Finding Faith while Fishing

Oh, how I love to fish. There is something so calming about just sitting on the water waiting for your line to dip down. Last week I joined a friend on Sawbill Lake in the BWCA to do just that. It was exactly what I needed as I was living between two very big life events, one daughter’s wedding and another daughter’s move to New York City. Sitting in a canoe gave me space to breathe as we just waited together for walleye to bite.

My love for fishing came from my Dad. July 19th marks 39 years since he died. I always use Lindy rigs and leeches when I fish because that’s how he taught me how to do it.  And the rules in his boat were that you had to bait your own hook, take off your own fish and know how to clean them. Luckily for my friend, Lisa, she could definitely do all three, so she was in no danger of being dumped from the canoe.

My Dad had a aquamarine, aluminum fishing boat with a 40 horse Johnson outboard.  We spent many hours on various lakes together, trolling for walleyes.  He would always say to me, “Watch your line, watch your line, don’t get it caught in the prop”. 

He would smoke cigarettes while we fished, trolling backwards. The smell of gasoline, water and cigarette smoke still evokes powerful memories of him for me. Smoking would be his downfall.  He died of lung cancer at 54, which seemed old back then, not so much anymore as I am almost a decade older than that.

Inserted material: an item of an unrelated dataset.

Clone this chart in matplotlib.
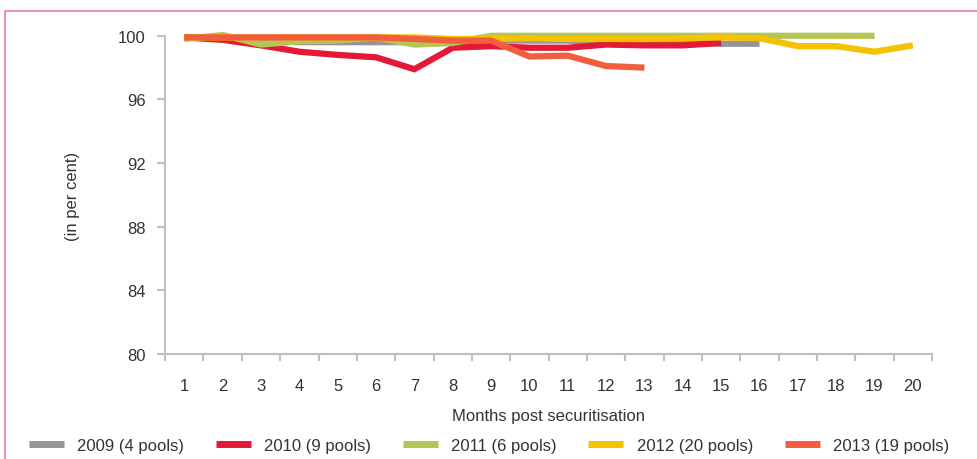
import matplotlib
matplotlib.use("Agg")
import matplotlib.pyplot as plt
from matplotlib.patches import Rectangle

plt.rcParams['font.family'] = ['Liberation Sans', 'DejaVu Sans']

months = list(range(1, 21))

pools_2009 = [99.9, 99.8, 99.7, 99.6, 99.6, 99.6, 99.6, 99.6, 99.7, 99.7,
              99.7, 99.6, 99.6, 99.6, 99.5, 99.5]
pools_2010 = [99.9, 99.75, 99.4, 99.0, 98.8, 98.65, 97.9, 99.25, 99.35, 99.25,
              99.25, 99.45, 99.4, 99.4, 99.55]
pools_2011 = [99.8, 100.05, 99.45, 99.65, 99.7, 99.9, 99.45, 99.55, 100.0, 100.0,
              100.0, 100.0, 100.0, 100.0, 100.0, 100.0, 100.0, 100.0, 100.0]
pools_2012 = [99.9, 99.9, 99.9, 99.9, 99.9, 99.9, 99.9, 99.8, 99.8, 99.85,
              99.8, 99.8, 99.8, 99.85, 99.9, 99.85, 99.35, 99.35, 99.0, 99.4]
pools_2013 = [99.9, 99.9, 99.9, 99.9, 99.9, 99.9, 99.8, 99.7, 99.7, 98.7,
              98.75, 98.1, 98.0]

series = [
    ("2009 (4 pools)", pools_2009, "#939598"),
    ("2010 (9 pools)", pools_2010, "#E31937"),
    ("2011 (6 pools)", pools_2011, "#B5C556"),
    ("2012 (20 pools)", pools_2012, "#F4C200"),
    ("2013 (19 pools)", pools_2013, "#F15E3E"),
]

fig = plt.figure(figsize=(9.77, 4.6), dpi=100)
ax = fig.add_axes([0.169, 0.228, 0.785, 0.692])

for label, vals, color in series:
    ax.plot(months[:len(vals)], vals, color=color, lw=4.5, label=label,
            solid_capstyle="butt", solid_joinstyle="miter", clip_on=False)

ax.set_ylim(80, 100)
ax.set_xlim(0.5, 20.5)
ax.set_yticks(range(80, 101, 4))
ax.set_xticks(months)
ax.set_xticks([m + 0.5 for m in range(0, 21)], minor=True)

grey = "#BFBFC3"
txt = "#333333"
for s in ["top", "right"]:
    ax.spines[s].set_visible(False)
for s in ["left", "bottom"]:
    ax.spines[s].set_color(grey)
    ax.spines[s].set_linewidth(1.5)

ax.tick_params(axis="y", colors=grey, length=6, width=1.5, labelcolor=txt,
               labelsize=12, pad=8)
ax.tick_params(axis="x", which="major", length=0, labelcolor=txt,
               labelsize=12, pad=17)
ax.tick_params(axis="x", which="minor", length=5, width=1.5, color=grey)

ax.set_ylabel("(in per cent)", fontsize=12, color=txt, labelpad=27)
ax.set_xlabel("Months post securitisation", fontsize=12, color=txt, labelpad=11)

leg = fig.legend(loc="lower left", bbox_to_anchor=(0.014, -0.02), ncol=5,
                 frameon=False, fontsize=12, handlelength=2.1, handletextpad=0.8,
                 columnspacing=1.9, labelcolor=txt)
for h in leg.get_lines():
    h.set_linewidth(5)

# pink frame round the chart
fig.add_artist(Rectangle((0.005, -0.05), 1.2, 1.023, transform=fig.transFigure,
                         fill=False, edgecolor="#EE8090", lw=1.2))

fig.savefig("out.png", dpi=100)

The summer before he died, we did get out fishing one more time. His best friend Kurt arranged it which was no small feat as my Dad was in a wheelchair and required oxygen. Kurt was an incredible friend and man of deep faith.  He truly worried about my Dad. That afternoon they had a conversation out on the lake that I will always remember.  Kurt asked my dad if he had been saved.  My Dad answered quietly, “Each and every day Kurt, each and every day.”

Yes, there is something saving about being out in the water still. Later on the second day of our camping trip back in small bay behind an island we hit a walleye hole.  Within minutes my friend and I each had a walleye on the line.  She caught hers with a worm and me of course a leech.  We pulled them in slowly.  The fish barely fought until they reached the surface.

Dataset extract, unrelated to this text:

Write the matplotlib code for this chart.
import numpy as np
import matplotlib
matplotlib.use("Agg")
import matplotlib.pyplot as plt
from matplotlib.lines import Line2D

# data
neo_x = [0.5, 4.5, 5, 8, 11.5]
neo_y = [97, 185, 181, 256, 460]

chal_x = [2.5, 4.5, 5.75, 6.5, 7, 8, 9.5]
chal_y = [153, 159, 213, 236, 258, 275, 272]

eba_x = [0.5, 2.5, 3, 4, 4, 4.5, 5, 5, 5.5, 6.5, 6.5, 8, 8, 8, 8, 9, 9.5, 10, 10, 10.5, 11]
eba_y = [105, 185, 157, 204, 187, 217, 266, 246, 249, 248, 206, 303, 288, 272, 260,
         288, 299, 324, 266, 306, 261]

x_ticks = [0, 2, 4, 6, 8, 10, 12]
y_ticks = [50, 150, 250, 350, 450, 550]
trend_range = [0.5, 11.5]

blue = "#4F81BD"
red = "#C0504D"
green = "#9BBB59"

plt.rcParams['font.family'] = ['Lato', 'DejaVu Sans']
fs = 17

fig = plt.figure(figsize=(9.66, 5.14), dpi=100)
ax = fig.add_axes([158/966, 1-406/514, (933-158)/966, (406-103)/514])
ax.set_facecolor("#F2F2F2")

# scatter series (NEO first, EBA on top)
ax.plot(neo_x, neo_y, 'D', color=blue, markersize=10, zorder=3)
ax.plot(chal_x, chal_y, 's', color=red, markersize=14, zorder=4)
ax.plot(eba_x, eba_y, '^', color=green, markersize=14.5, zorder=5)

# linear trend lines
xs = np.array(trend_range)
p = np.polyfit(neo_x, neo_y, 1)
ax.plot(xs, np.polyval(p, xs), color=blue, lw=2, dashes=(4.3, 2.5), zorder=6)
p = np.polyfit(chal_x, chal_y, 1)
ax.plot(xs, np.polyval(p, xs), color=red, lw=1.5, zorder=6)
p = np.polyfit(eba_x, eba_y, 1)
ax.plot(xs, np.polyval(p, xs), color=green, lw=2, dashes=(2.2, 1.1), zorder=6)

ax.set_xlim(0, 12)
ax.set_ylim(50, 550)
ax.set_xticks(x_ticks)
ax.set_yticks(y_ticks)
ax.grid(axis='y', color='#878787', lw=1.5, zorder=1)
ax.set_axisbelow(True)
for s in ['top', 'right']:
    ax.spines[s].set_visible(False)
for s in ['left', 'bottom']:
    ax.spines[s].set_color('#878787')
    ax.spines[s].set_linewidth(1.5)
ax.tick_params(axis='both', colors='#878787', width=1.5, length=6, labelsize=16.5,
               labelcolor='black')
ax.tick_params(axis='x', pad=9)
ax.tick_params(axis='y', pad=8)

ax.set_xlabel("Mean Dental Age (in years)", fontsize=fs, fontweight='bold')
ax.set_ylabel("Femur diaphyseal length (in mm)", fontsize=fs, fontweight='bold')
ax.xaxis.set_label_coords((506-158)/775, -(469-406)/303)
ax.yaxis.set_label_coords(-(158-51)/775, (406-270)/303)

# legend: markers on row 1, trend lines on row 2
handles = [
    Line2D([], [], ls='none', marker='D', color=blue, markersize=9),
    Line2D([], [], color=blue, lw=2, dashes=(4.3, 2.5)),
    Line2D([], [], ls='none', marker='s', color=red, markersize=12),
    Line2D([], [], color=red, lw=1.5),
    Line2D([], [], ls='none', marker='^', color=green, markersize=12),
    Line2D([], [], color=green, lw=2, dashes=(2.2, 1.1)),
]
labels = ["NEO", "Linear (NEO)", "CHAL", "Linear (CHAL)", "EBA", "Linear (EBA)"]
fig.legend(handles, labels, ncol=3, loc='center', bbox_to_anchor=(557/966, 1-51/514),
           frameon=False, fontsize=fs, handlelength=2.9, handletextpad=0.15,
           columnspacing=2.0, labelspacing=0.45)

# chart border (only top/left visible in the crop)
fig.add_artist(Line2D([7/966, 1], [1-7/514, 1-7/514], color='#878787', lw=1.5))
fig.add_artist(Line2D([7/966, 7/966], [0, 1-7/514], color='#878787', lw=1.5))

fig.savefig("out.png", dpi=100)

It was a perfect evening with just the sound of the waves and an occasional loon call. When we returned to camp there was a feast.  We cleaned the fish and fried them up just the way my Dad taught me. We served them with Annie’s mac and cheese.

My dad never met our daughters over whom I have lost some sleep in recent weeks.  But he did teach me how to savor and be saved each and every day, especially while out on the water.

 There is as Wendell Berry wrote, “The Peace of  Wild Things”:

When despair for the world grows in me
and I wake in the night at the least sound
in fear of what my life and my children’s lives may be,
I go and lie down where the wood drake
rests in his beauty on the water, and the great heron feeds.
I come into the peace of wild things
who do not tax their lives with forethought
of grief. I come into the presence of still water.
And I feel above me the day-blind stars
waiting with their light. For a time
I rest in the grace of the world, and am free.